▶ _Written problem_: Retype word for word the first line of the listing and each line after it up to the line with "from matplotlib.lines import Line2D", with the pictures taken out.

▶ _Recorded data_:

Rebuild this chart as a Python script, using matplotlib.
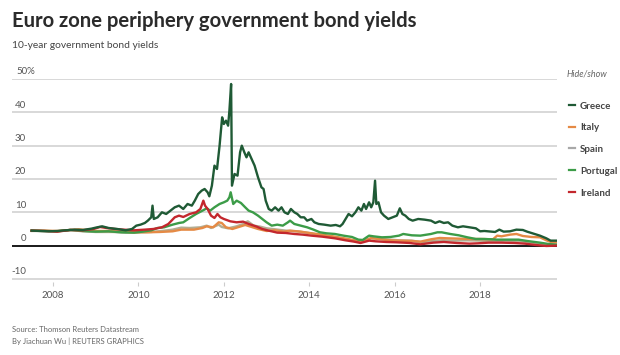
import matplotlib
matplotlib.use("Agg")
import matplotlib.pyplot as plt
from matplotlib.lines import Line2D

# ================= data (decimal years / % yield) =================
greece_x = [2007.50, 2007.70, 2007.90, 2008.10, 2008.30, 2008.50, 2008.70, 2008.90, 2009.00, 2009.15,
            2009.30, 2009.50, 2009.70, 2009.85, 2009.95, 2010.05, 2010.15, 2010.22, 2010.30, 2010.33,
            2010.36, 2010.45, 2010.55, 2010.65, 2010.75, 2010.85, 2010.95, 2011.05, 2011.15, 2011.25,
            2011.32, 2011.40, 2011.48, 2011.55, 2011.62, 2011.66, 2011.72, 2011.78, 2011.84, 2011.90,
            2011.96, 2012.00, 2012.05, 2012.10, 2012.13, 2012.17, 2012.19, 2012.25, 2012.32, 2012.38,
            2012.42, 2012.48, 2012.53, 2012.58, 2012.65, 2012.72, 2012.80, 2012.88, 2012.93, 2012.98,
            2013.05, 2013.12, 2013.20, 2013.28, 2013.35, 2013.42, 2013.50, 2013.57, 2013.65, 2013.72,
            2013.80, 2013.88, 2013.95, 2014.05, 2014.12, 2014.22, 2014.35, 2014.50, 2014.62, 2014.72,
            2014.78, 2014.85, 2014.92, 2015.00, 2015.08, 2015.15, 2015.22, 2015.28, 2015.33, 2015.40,
            2015.45, 2015.50, 2015.54, 2015.57, 2015.62, 2015.68, 2015.75, 2015.85, 2015.95, 2016.05,
            2016.12, 2016.18, 2016.25, 2016.33, 2016.42, 2016.55, 2016.70, 2016.85, 2016.95, 2017.05,
            2017.15, 2017.25, 2017.35, 2017.48, 2017.60, 2017.75, 2017.90, 2018.00, 2018.10, 2018.25,
            2018.35, 2018.45, 2018.55, 2018.70, 2018.85, 2019.00, 2019.10, 2019.25, 2019.40, 2019.55,
            2019.65, 2019.78]
greece_y = [4.5, 4.4, 4.3, 4.4, 4.6, 4.8, 4.7, 5.1, 5.4, 5.8,
            5.3, 5.0, 4.6, 5.0, 6.0, 6.3, 6.8, 7.5, 8.5, 12.0,
            8.0, 8.5, 10.0, 9.5, 10.5, 11.5, 12.0, 11.0, 12.5, 12.0,
            13.5, 15.5, 16.5, 17.0, 16.0, 14.8, 18.0, 24.0, 23.0, 30.0,
            38.5, 36.5, 37.5, 36.0, 40.5, 48.5, 18.0, 21.5, 21.0, 28.0,
            30.0, 28.0, 26.5, 28.0, 26.0, 24.0, 20.5, 17.5, 17.0, 13.5,
            11.0, 10.5, 11.5, 10.5, 11.5, 10.0, 9.5, 11.0, 10.0, 9.5,
            8.5, 8.5, 7.5, 8.0, 7.0, 6.5, 6.3, 6.0, 6.2, 5.8,
            6.5, 8.0, 9.5, 8.8, 10.0, 11.5, 10.5, 12.5, 11.0, 13.0,
            11.5, 13.0, 19.5, 12.5, 13.0, 10.0, 9.0, 8.0, 8.5, 9.0,
            11.2, 9.5, 9.0, 8.0, 7.5, 8.0, 7.8, 7.5, 6.8, 7.3,
            6.8, 7.0, 6.0, 5.5, 5.8, 5.5, 5.2, 4.3, 4.4, 4.2,
            4.1, 4.8, 4.2, 4.3, 4.8, 4.7, 4.2, 3.6, 3.0, 2.2,
            1.5, 1.5]

italy_x = [2007.50, 2007.80, 2008.10, 2008.40, 2008.60, 2008.85, 2009.00, 2009.30, 2009.60, 2009.90,
           2010.20, 2010.50, 2010.80, 2011.00, 2011.30, 2011.50, 2011.60, 2011.75, 2011.88, 2011.95,
           2012.05, 2012.20, 2012.35, 2012.50, 2012.60, 2012.80, 2013.00, 2013.20, 2013.40, 2013.55,
           2013.80, 2014.00, 2014.30, 2014.60, 2014.90, 2015.10, 2015.25, 2015.45, 2015.60, 2015.90,
           2016.10, 2016.40, 2016.60, 2016.85, 2017.05, 2017.25, 2017.50, 2017.75, 2018.00, 2018.30,
           2018.40, 2018.50, 2018.70, 2018.85, 2019.00, 2019.20, 2019.40, 2019.55, 2019.68, 2019.78]
italy_y = [4.5, 4.5, 4.4, 4.7, 4.9, 4.6, 4.4, 4.4, 4.2, 4.0,
           4.0, 4.1, 4.3, 4.8, 4.8, 5.3, 5.8, 5.5, 7.0, 6.8,
           5.5, 5.0, 5.6, 6.2, 5.8, 5.0, 4.4, 4.6, 4.2, 4.5,
           4.2, 3.8, 3.3, 2.7, 2.0, 1.5, 1.3, 2.3, 2.0, 1.6,
           1.5, 1.4, 1.2, 1.9, 2.3, 2.2, 2.1, 2.0, 2.0, 1.9,
           3.0, 2.8, 3.3, 3.5, 2.9, 2.6, 2.5, 1.6, 1.0, 1.0]

spain_x = [2007.50, 2007.80, 2008.10, 2008.40, 2008.70, 2009.00, 2009.40, 2009.70, 2010.00, 2010.30,
           2010.55, 2010.80, 2011.00, 2011.20, 2011.45, 2011.60, 2011.70, 2011.88, 2011.95, 2012.10,
           2012.30, 2012.45, 2012.56, 2012.70, 2012.85, 2013.00, 2013.20, 2013.45, 2013.70, 2014.00,
           2014.30, 2014.60, 2014.90, 2015.10, 2015.25, 2015.45, 2015.60, 2015.90, 2016.10, 2016.40,
           2016.65, 2016.90, 2017.10, 2017.40, 2017.70, 2018.00, 2018.30, 2018.60, 2018.85, 2019.10,
           2019.40, 2019.60, 2019.78]
spain_y = [4.4, 4.4, 4.3, 4.7, 4.3, 4.1, 4.1, 3.9, 4.0, 4.1,
           4.4, 4.8, 5.4, 5.3, 5.5, 6.0, 5.3, 6.3, 5.6, 5.2,
           5.8, 6.5, 7.3, 6.0, 5.7, 5.2, 4.9, 4.5, 4.3, 3.8,
           3.0, 2.5, 1.8, 1.3, 1.3, 2.2, 2.1, 1.8, 1.6, 1.5,
           1.0, 1.4, 1.6, 1.5, 1.6, 1.5, 1.3, 1.5, 1.4, 1.1,
           0.6, 0.3, 0.3]

portugal_x = [2007.50, 2007.80, 2008.10, 2008.40, 2008.70, 2009.00, 2009.30, 2009.60, 2009.90, 2010.10,
              2010.30, 2010.45, 2010.60, 2010.80, 2010.95, 2011.05, 2011.20, 2011.35, 2011.50, 2011.60,
              2011.68, 2011.78, 2011.90, 2012.00, 2012.08, 2012.13, 2012.16, 2012.22, 2012.30, 2012.40,
              2012.50, 2012.58, 2012.68, 2012.80, 2012.90, 2013.00, 2013.12, 2013.25, 2013.38, 2013.50,
              2013.55, 2013.65, 2013.80, 2013.95, 2014.10, 2014.25, 2014.40, 2014.60, 2014.80, 2015.00,
              2015.15, 2015.25, 2015.40, 2015.50, 2015.70, 2015.90, 2016.10, 2016.20, 2016.40, 2016.60,
              2016.85, 2017.00, 2017.10, 2017.30, 2017.50, 2017.70, 2017.90, 2018.10, 2018.40, 2018.70,
              2018.90, 2019.10, 2019.40, 2019.60, 2019.78]
portugal_y = [4.5, 4.4, 4.3, 4.7, 4.4, 4.2, 4.3, 4.0, 3.9, 4.2,
              4.6, 5.3, 5.5, 6.3, 6.8, 7.0, 8.3, 9.5, 10.5, 11.2,
              10.5, 11.5, 12.5, 13.0, 13.5, 14.5, 16.0, 12.5, 13.5, 12.8,
              11.5, 10.5, 10.0, 9.0, 8.0, 7.0, 6.0, 6.3, 6.0, 7.0,
              7.5, 6.5, 6.0, 5.5, 4.8, 4.0, 3.7, 3.5, 3.0, 2.6,
              1.8, 1.7, 3.0, 2.8, 2.5, 2.6, 3.0, 3.5, 3.1, 3.0,
              3.5, 4.0, 4.0, 3.5, 3.1, 2.5, 2.0, 2.0, 1.8, 1.8,
              1.8, 1.4, 0.9, 0.5, 0.3]

ireland_x = [2007.50, 2007.80, 2008.10, 2008.40, 2008.70, 2008.95, 2009.10, 2009.25, 2009.45, 2009.65,
             2009.90, 2010.15, 2010.35, 2010.55, 2010.70, 2010.85, 2010.95, 2011.05, 2011.20, 2011.35,
             2011.45, 2011.52, 2011.56, 2011.62, 2011.70, 2011.78, 2011.85, 2011.92, 2012.00, 2012.15,
             2012.30, 2012.45, 2012.58, 2012.75, 2012.90, 2013.05, 2013.25, 2013.45, 2013.65, 2013.85,
             2014.05, 2014.30, 2014.60, 2014.85, 2015.05, 2015.20, 2015.40, 2015.55, 2015.80, 2016.05,
             2016.35, 2016.60, 2016.90, 2017.15, 2017.45, 2017.75, 2017.95, 2018.20, 2018.50, 2018.80,
             2019.05, 2019.30, 2019.55, 2019.78]
ireland_y = [4.5, 4.4, 4.2, 4.7, 4.6, 5.0, 5.6, 5.3, 5.0, 4.8,
             4.6, 4.8, 5.0, 5.5, 6.5, 8.5, 9.0, 8.6, 9.5, 10.0,
             11.0, 13.5, 12.0, 11.0, 9.0, 8.3, 9.5, 8.5, 8.0, 7.3,
             7.0, 7.2, 6.5, 5.8, 5.0, 4.5, 3.9, 3.8, 3.5, 3.3,
             3.0, 2.7, 2.2, 1.6, 1.2, 0.8, 1.5, 1.3, 1.1, 1.0,
             0.8, 0.4, 0.9, 1.1, 0.8, 0.6, 0.7, 0.9, 0.9, 0.8,
             0.6, 0.2, -0.1, 0.0]

countries = ["Greece", "Italy", "Spain", "Portugal", "Ireland"]
colors = {"Greece": "#1f5a35", "Italy": "#e58a45", "Spain": "#b3ad92",
          "Portugal": "#3c9c48", "Ireland": "#c3272d"}
legend_colors = {"Greece": "#1f5a35", "Italy": "#e58a45", "Spain": "#a8a8a8",
                 "Portugal": "#3c9c48", "Ireland": "#c3272d"}
series = {"Greece": (greece_x, greece_y), "Italy": (italy_x, italy_y), "Spain": (spain_x, spain_y),
          "Portugal": (portugal_x, portugal_y), "Ireland": (ireland_x, ireland_y)}
year_ticks = [2008, 2010, 2012, 2014, 2016, 2018]
y_ticks = [-10, 0, 10, 20, 30, 40, 50]

W, H = 620, 355
FONT = "Lato"


def fx(px):
    return px / W


def fy(py):
    return 1 - py / H


fig = plt.figure(figsize=(W / 100, H / 100), dpi=100)
fig.patch.set_facecolor("white")

# plot area: x 12..557 px, y(50)=79 px, y(-11)=282 px
ax = fig.add_axes([fx(12), fy(282.3), fx(557) - fx(12), fy(79) - fy(282.3)])
ax.set_xlim(2007.04, 2019.80)
ax.set_ylim(-11, 50)

for s in ax.spines.values():
    s.set_visible(False)

ax.set_yticks(y_ticks)
ax.set_yticklabels([])
ax.tick_params(axis="y", length=0)
ax.yaxis.grid(True, color="#d6d6d6", lw=1.3)
ax.set_axisbelow(True)

ax.set_xticks(year_ticks)
ax.set_xticklabels([str(t) for t in year_ticks], fontsize=7, color="#555555", fontfamily=FONT)
ax.tick_params(axis="x", length=3, color="#cccccc", pad=3)

for v in y_ticks:
    if v == 50:
        ax.annotate("50%", xy=(4 / 545, v), xycoords=("axes fraction", "data"),
                    xytext=(0, 2), textcoords="offset points", ha="left", va="bottom",
                    fontsize=7, color="#555555", fontfamily=FONT)
    else:
        ax.annotate(str(v), xy=(14 / 545, v), xycoords=("axes fraction", "data"),
                    xytext=(0, 2), textcoords="offset points", ha="right", va="bottom",
                    fontsize=7, color="#555555", fontfamily=FONT)

ax.axhline(0, color="#1a1a1a", lw=1.4, zorder=2)

for name in ["Spain", "Italy", "Portugal", "Ireland", "Greece"]:
    xs, ys = series[name]
    ax.plot(xs, ys, color=colors[name], lw=1.7, zorder=3, solid_joinstyle="round")

# titles
fig.text(fx(12), fy(21), "Euro zone periphery government bond yields", fontsize=14.6,
         fontweight="bold", color="#2b2b2b", ha="left", va="center", fontfamily=FONT)
fig.text(fx(12), fy(46), "10-year government bond yields", fontsize=7.4,
         color="#444444", ha="left", va="center", fontfamily=FONT)

# legend
fig.text(fx(567), fy(74), "Hide/show", fontsize=6.5, style="italic", color="#666666",
         ha="left", va="center", fontfamily=FONT)
leg_y = [106, 128, 149, 171, 193]
for name, py in zip(countries, leg_y):
    fig.add_artist(Line2D([fx(569), fx(575)], [fy(py - 1), fy(py - 1)],
                          color=legend_colors[name], lw=1.6, transform=fig.transFigure))
    fig.text(fx(580), fy(py), name, fontsize=7, fontweight="bold", color="#444444",
             ha="left", va="center", fontfamily=FONT)

# footer
fig.text(fx(12), fy(330), "Source: Thomson Reuters Datastream", fontsize=5.5,
         color="#666666", ha="left", va="center", fontfamily=FONT)
fig.text(fx(12), fy(341), "By Jiachuan Wu | REUTERS GRAPHICS", fontsize=5.5,
         color="#666666", ha="left", va="center", fontfamily=FONT)

fig.savefig("out.png", dpi=100, facecolor="white")
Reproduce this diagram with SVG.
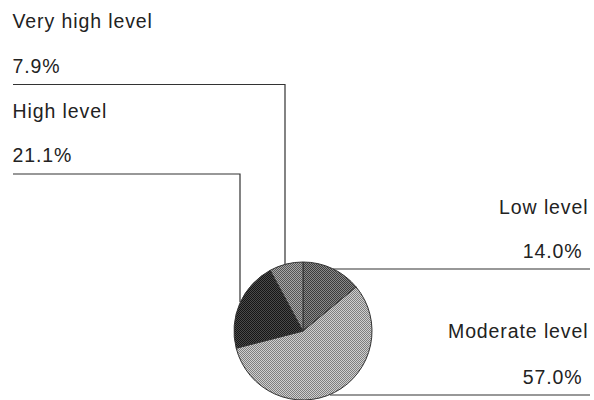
<svg xmlns="http://www.w3.org/2000/svg" width="594" height="400" viewBox="0 0 594 400">
  <defs>
    <!-- 2x2 dither fills for the slices -->
    <pattern id="dither-low" width="2" height="2" patternUnits="userSpaceOnUse">
      <rect width="2" height="2" fill="#8a8a8a"/>
      <rect width="1" height="1" fill="#3c3c3c"/>
      <rect x="1" y="1" width="1" height="1" fill="#3c3c3c"/>
    </pattern>
    <pattern id="dither-moderate" width="2" height="2" patternUnits="userSpaceOnUse">
      <rect width="2" height="2" fill="#cfcfcf"/>
      <rect width="1" height="1" fill="#7e7e7e"/>
      <rect x="1" y="1" width="1" height="1" fill="#7e7e7e"/>
    </pattern>
    <pattern id="dither-high" width="2" height="2" patternUnits="userSpaceOnUse">
      <rect width="2" height="2" fill="#4a4a4a"/>
      <rect width="1" height="1" fill="#151515"/>
      <rect x="1" y="1" width="1" height="1" fill="#151515"/>
    </pattern>
    <pattern id="dither-veryhigh" width="2" height="2" patternUnits="userSpaceOnUse">
      <rect width="2" height="2" fill="#a8a8a8"/>
      <rect width="1" height="1" fill="#555555"/>
      <rect x="1" y="1" width="1" height="1" fill="#555555"/>
    </pattern>
  </defs>
  <style>
    .label { font-family: "Liberation Sans", Arial, sans-serif; font-size: 19.5px; fill: #222; letter-spacing: 0.9px; }
    .end { text-anchor: end; }
    .leader { fill: none; stroke: #333; stroke-width: 1.2; }
    .slice { stroke: #333; stroke-width: 1; }
  </style>

  <!-- pie: centre (303,331), r = 69, clockwise from 12 o'clock -->
  <g id="pie">
    <path id="slice-low" class="slice" fill="url(#dither-low)" d="M303,331 L303,262 A69,69 0 0 1 356.16,287.02 Z"/>
    <path id="slice-moderate" class="slice" fill="url(#dither-moderate)" d="M303,331 L356.16,287.02 A69,69 0 1 1 236.17,348.16 Z"/>
    <path id="slice-high" class="slice" fill="url(#dither-high)" d="M303,331 L236.17,348.16 A69,69 0 0 1 270.18,270.31 Z"/>
    <path id="slice-veryhigh" class="slice" fill="url(#dither-veryhigh)" d="M303,331 L270.18,270.31 A69,69 0 0 1 303,262 Z"/>
  </g>

  <!-- leader lines from the labels to the slices -->
  <g id="connectors">
    <polyline class="leader" points="13,84.5 285,84.5 285,264"/>
    <polyline class="leader" points="13,174 240,174 240,302"/>
    <polyline class="leader" points="333,269 590,269"/>
    <polyline class="leader" points="330,395 590,395"/>
  </g>

  <g id="label-veryhigh">
    <text class="label" x="12.5" y="28">Very high level</text>
    <text class="label" x="12.5" y="73.3">7.9%</text>
  </g>
  <g id="label-high">
    <text class="label" x="12.5" y="117.5">High level</text>
    <text class="label" x="12.5" y="162">21.1%</text>
  </g>
  <g id="label-low">
    <text class="label end" x="588.5" y="213.5">Low level</text>
    <text class="label end" x="582.5" y="257.5">14.0%</text>
  </g>
  <g id="label-moderate">
    <text class="label end" x="588.5" y="338.3">Moderate level</text>
    <text class="label end" x="582.5" y="383.5">57.0%</text>
  </g>
</svg>
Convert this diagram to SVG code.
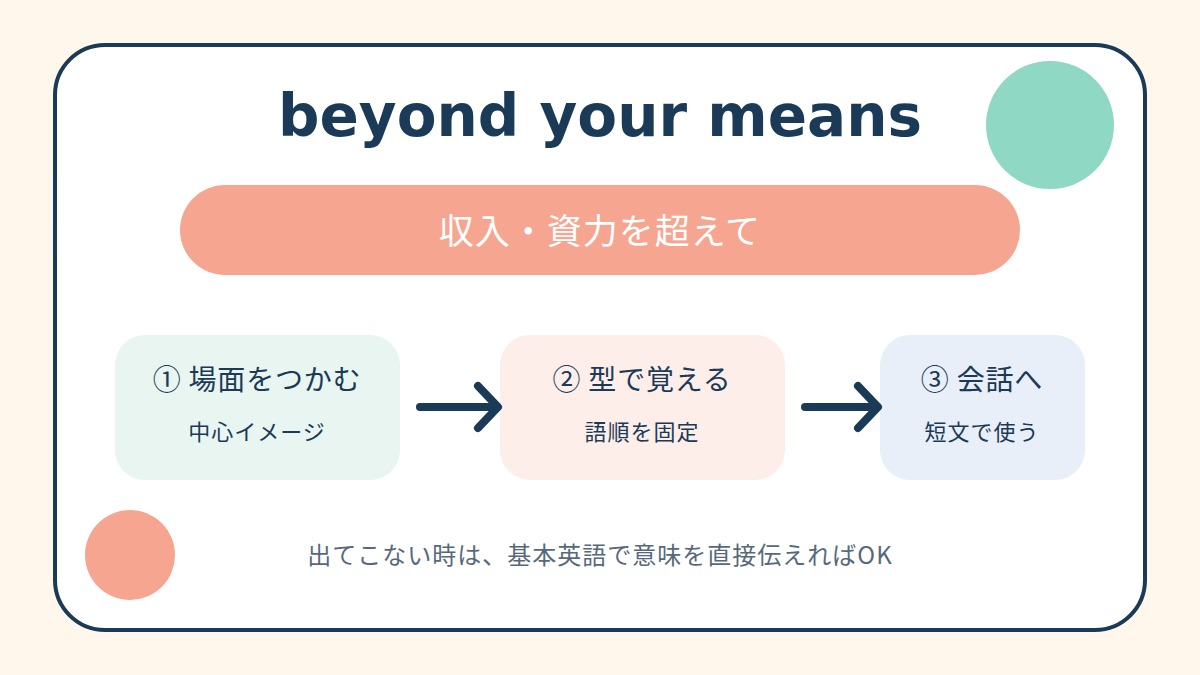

▶ _Reply to the task_:
Rebuild this chart as a Python script, using matplotlib.
import matplotlib
matplotlib.use("Agg")
import matplotlib.pyplot as plt
from matplotlib.lines import Line2D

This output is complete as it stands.